Large language models struggle to follow long step-by-step arithmetic procedures
Researchers tested whether large language models (LLMs) actually carry out a sequence of steps when asked to do so, or just guess a plausible final answer. They built a controlled benchmark that gives a model a short algorithm written in plain language, two numbers as inputs, and asks the model to return the final numeric result. The goal was to separate true step-by-step execution from cases where a model arrives at a correct answer by shortcuts or luck.
The benchmark uses simple arithmetic only. Each example starts by setting S1 = x and S2 = y, then defines a sequence of intermediate variables S3, S4, ... by applying +, −, ×, or ÷ to earlier values. The model must follow the written steps exactly and return the last value rounded to three decimal places. The authors varied how many steps the algorithm had (from 5 up to 95), how far back a step might need to read intermediate variables (they call this “look-back,” up to seven steps), the input ranges ([0,1], [1,10], [10,100]), and whether operations were mixed or all the same. They produced 55 datasets with 55,000 total examples and tested 14 different models.

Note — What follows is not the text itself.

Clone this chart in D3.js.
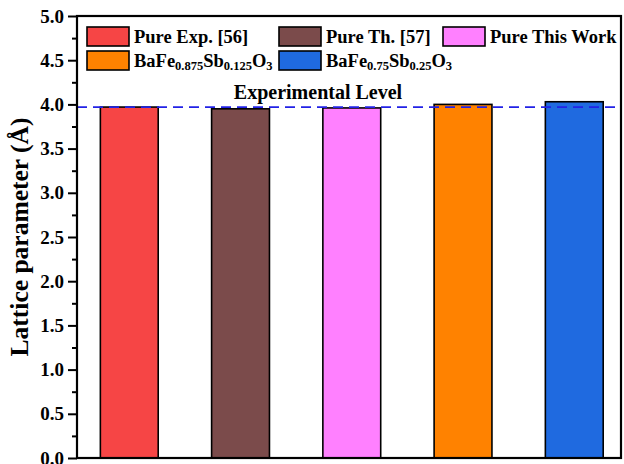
<!DOCTYPE html>
<html>
<head>
<meta charset="utf-8">
<script src="https://cdn.jsdelivr.net/npm/d3@7"></script>
<style>
  html, body { margin: 0; padding: 0; background: #fff; }
  svg { display: block; }
  text { font-family: "Liberation Serif", "Times New Roman", serif; font-weight: bold; fill: #000; }
</style>
</head>
<body>
<svg id="chart" width="624" height="464"></svg>
<script>
// Lattice parameter of pure and Sb-doped BaFeO3
const categories = ["Pure Exp. [56]", "Pure Th. [57]", "Pure This Work", "BaFe0.875Sb0.125O3", "BaFe0.75Sb0.25O3"];
// legend labels split into [text, subscript?] runs
const labelRuns = [
  [["Pure Exp. [56]", false]],
  [["Pure Th. [57]", false]],
  [["Pure This Work", false]],
  [["BaFe", false], ["0.875", true], ["Sb", false], ["0.125", true], ["O", false], ["3", true]],
  [["BaFe", false], ["0.75", true], ["Sb", false], ["0.25", true], ["O", false], ["3", true]]
];
const values = [3.97, 3.95, 3.96, 4.00, 4.03];
const colors = ["#f64545", "#7b4b4b", "#ff80ff", "#ff8200", "#1f6ae0"];
const experimentalLevel = 3.97;
const yTicks = [0, 0.5, 1, 1.5, 2, 2.5, 3, 3.5, 4, 4.5, 5];
const yMinorTicks = [0.25, 0.75, 1.25, 1.75, 2.25, 2.75, 3.25, 3.75, 4.25, 4.75];

const svg = d3.select("#chart");
const plotL = 77, plotR = 621, plotT = 16, plotB = 458;

const x = d3.scaleLinear().domain([0.53, 5.42]).range([plotL, plotR]);
const y = d3.scaleLinear().domain([0, 5]).range([plotB, plotT]);
const barW = 0.52;

// bars
svg.append("g").selectAll("rect").data(values).join("rect")
  .attr("x", (d, i) => x(i + 1 - barW / 2))
  .attr("width", (d, i) => x(i + 1 + barW / 2) - x(i + 1 - barW / 2))
  .attr("y", d => y(d))
  .attr("height", d => y(0) - y(d))
  .attr("fill", (d, i) => colors[i])
  .attr("stroke", "#000")
  .attr("stroke-width", 1.6);

// experimental reference line
svg.append("line")
  .attr("x1", plotL).attr("x2", plotR)
  .attr("y1", y(experimentalLevel)).attr("y2", y(experimentalLevel))
  .attr("stroke", "#2222e6").attr("stroke-width", 1.7)
  .attr("stroke-dasharray", "10,6");

svg.append("text")
  .attr("x", 318).attr("y", 99)
  .attr("text-anchor", "middle")
  .attr("font-size", 20)
  .text("Experimental Level");

// y axis
const yAxis = d3.axisLeft(y).tickValues(yTicks).tickFormat(d3.format(".1f")).tickSize(9).tickPadding(4);
const gy = svg.append("g").attr("transform", `translate(${plotL},0)`).call(yAxis);
gy.select(".domain").remove();
gy.selectAll(".tick line").attr("stroke", "#000").attr("stroke-width", 2);
gy.selectAll(".tick text").attr("font-size", 19).attr("font-family", "Liberation Serif").attr("font-weight", "bold").attr("fill", "#000");

const yMinor = d3.axisLeft(y).tickValues(yMinorTicks).tickFormat("").tickSize(5);
const gym = svg.append("g").attr("transform", `translate(${plotL},0)`).call(yMinor);
gym.select(".domain").remove();
gym.selectAll(".tick line").attr("stroke", "#000").attr("stroke-width", 2);

// frame
svg.append("rect")
  .attr("x", plotL).attr("y", plotT)
  .attr("width", plotR - plotL).attr("height", plotB - plotT)
  .attr("fill", "none").attr("stroke", "#000").attr("stroke-width", 2.2);

// axis title
svg.append("text")
  .attr("transform", `translate(28,${(plotT + plotB) / 2}) rotate(-90)`)
  .attr("text-anchor", "middle")
  .attr("font-size", 25.5)
  .text("Lattice parameter (Å)");

// legend, three columns
const legX = [87, 279, 443];
const legY = [27, 51];
const leg = svg.append("g").selectAll("g").data(categories).join("g")
  .attr("transform", (d, i) => `translate(${legX[i % 3]},${legY[Math.floor(i / 3)]})`);
leg.append("rect")
  .attr("width", 42).attr("height", 19)
  .attr("fill", (d, i) => colors[i])
  .attr("stroke", "#000").attr("stroke-width", 1.6);
const lt = leg.append("text")
  .attr("x", 47).attr("y", 16)
  .attr("font-size", 18.5);
lt.each(function (d, i) {
  const t = d3.select(this);
  labelRuns[i].forEach(([s, sub]) => {
    t.append("tspan")
      .attr("font-size", sub ? 12.5 : 18.5)
      .attr("baseline-shift", sub ? "-25%" : null)
      .text(s);
  });
});
</script>
</body>
</html>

The results show performance falls as procedures get longer or require retrieving older intermediate values. Average first-answer accuracy fell from 61% on 5-step procedures to 20% on 95-step procedures. Increasing look-back depth from one step to seven steps reduced accuracy by 18.43 percentage points. The authors also looked at execution traces, not just final answers, and found exact-step execution dropped from 70.88% to 46.84% while “under-execution” (stopping early or skipping steps) rose from 24.25% to 50.87%. Common failure modes included missing or premature answers, self-correction after an initial mistake, under-executed traces, and invented extra steps.
This matters because many real tasks require strict adherence to a sequence of actions. In settings such as precise calculations, rule-based decision making, or automated workflows, users expect the steps to be followed exactly. The study shows that a correct final answer can hide deeper problems: a model might give the right number while failing to track intermediate states or honoring the exact procedure.